To start with, he said, the company may enter into a joint venture arrangement with the Italian company. “The €300 million (Rs 1,950 crore at the current exchange rate) Italian brand has a strong presence in Europe and USA. Having entered into a JV (joint venture), we plan to market it in China within next one-and-a-half years,” he said.

“We are currently studying the Chinese market. There is a huge demand for fashionable branded jewellery. We have already been approached by a few Chinese companies for possible joint venture opportunities. However, we haven't taken a call on the same (JV proposals), as yet,” Mr Parekh said.

Interestingly, the company has a long-term plan to tap the brand to expand in a big way in the US, too. “The US market may not be lucrative for the time being. However, I am confident that it will rebound,” he said.

Risk diversification

Elaborating the reasons behind his proposed foray in the Chinese market, he said the company was currently heavily dependent on West Asian markets catered through Dubai.
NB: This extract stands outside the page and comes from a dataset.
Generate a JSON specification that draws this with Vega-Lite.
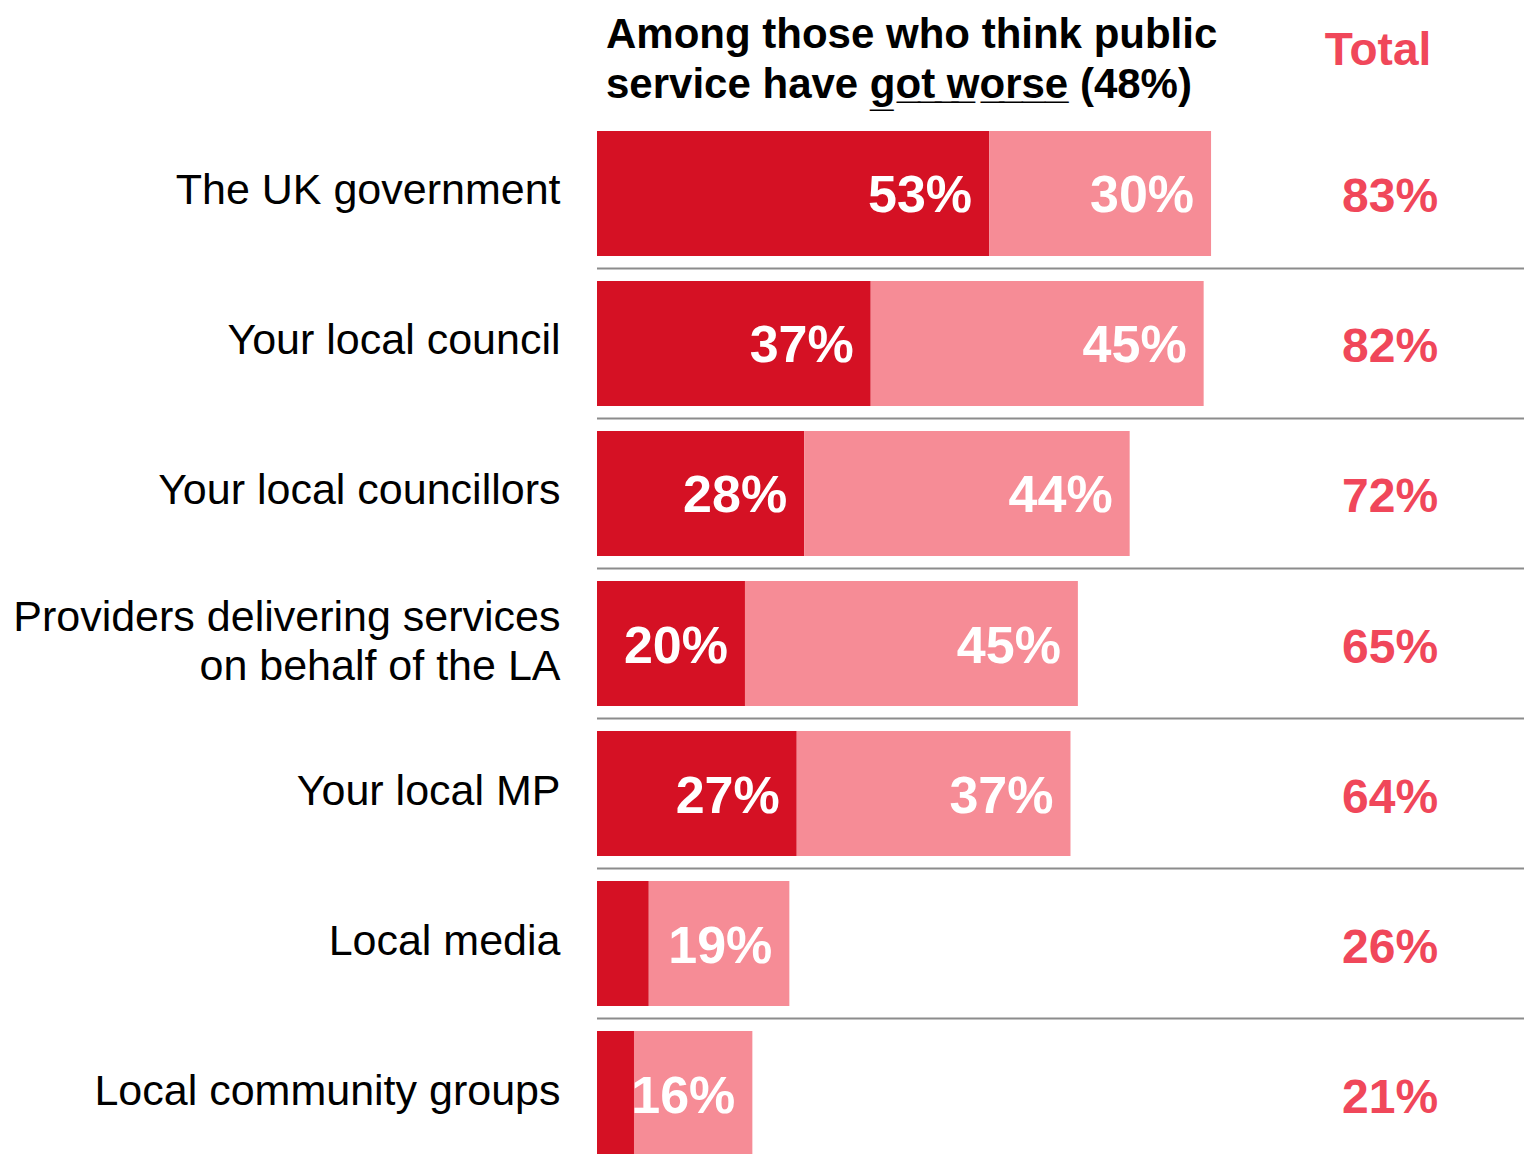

While the company's sales in Dubai continue to rise, the recent political unrest in large parts of West Asia coupled with several trade restrictions, have driven the company to diversify its export basket. .

“There is some unrest in the region. I want to play safe, by entering the Chinese market,” he said.

Mr Parekh, however, maintained that the company's presence in Dubai will continue to increase. In this direction, the company has already firmed up plans to acquire a retail chain having about 15 stores in the United Arab Emirates. Retailing will also lift the company's current operating margin of 6.5 per cent.